In their co-authored paper, “Return Time Leniency in Online Retail: A Signaling Theory Perspective on Buying Outcomes,” supply chain management associate professor Shashank Rao, management professor Brian Connelly, and business analytics associate professor Kang Bok Lee, reveal that extended product return time policies attract more customers and cultivates customer trust. Their work was published by Decision Sciences, an elite journal.
“Can it be demonstrated that there are ancillary benefits to the retailer liberalizing the return policy?” Rao asked. “The answer is ‘yes’ because we not only know that people are more likely to buy – but also that people are willing to pay more. You can sell the same item for a higher amount by liberalizing a return policy than if you tried to sell it with a very stringent return policy. The argument that comes out of this is – if you are a retailer – you could make money off of a liberal return policy.”

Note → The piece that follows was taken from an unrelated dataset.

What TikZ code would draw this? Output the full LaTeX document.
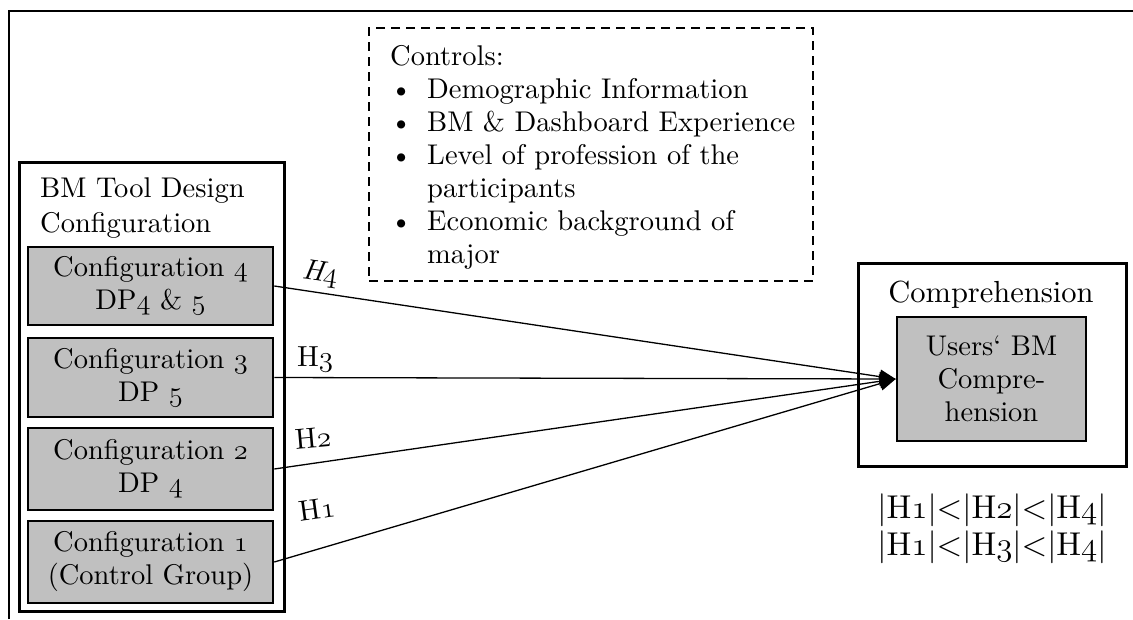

Why is this important? Prior research has revealed that more than 66 percent of shoppers pay attention to an online retailer’s return policy before making a purchase, as compared to just 22 percent of online purchases that are returned. Rao said that return policies have the opportunity to impact many more customers than actual returns experiences. Yet, most research in this area has focused on returns experiences rather than on returns policies.
Purchase situations between buyers and sellers are asymmetric. In other words, a seller has a product and knows far more about that product than the buyer. When purchasing online, this gap is even more exacerbated, particularly since the buyer cannot try on the item in a fitting room or hold it.
“Historically, what a return policy has done is try to eliminate or reduce the information,” Rao said. “But if there is something that retailers can do to reduce that information asymmetrically -- they will probably do that.
“This liberal (extended) return policy sends a signal to the buyer that says, ‘You know what … maybe this is a product where I don’t need to be worried because the seller doesn’t have anything to hide.’ In addition, an even more interestingly, the research reveals that the benefits accrued to the retailer from liberalizing the return policy are non-linear. This means that there is evidence of a sweet spot for a returns policy, which can result in the most benefits for retailers. Therefore, a retailer going from a highly-stringent return policy to a moderately liberal one is going to see more benefits than one going from a moderately liberal return policy to a highly liberal one.”
The paper was also co-authored by Deepak Iyengar of Central Washington University.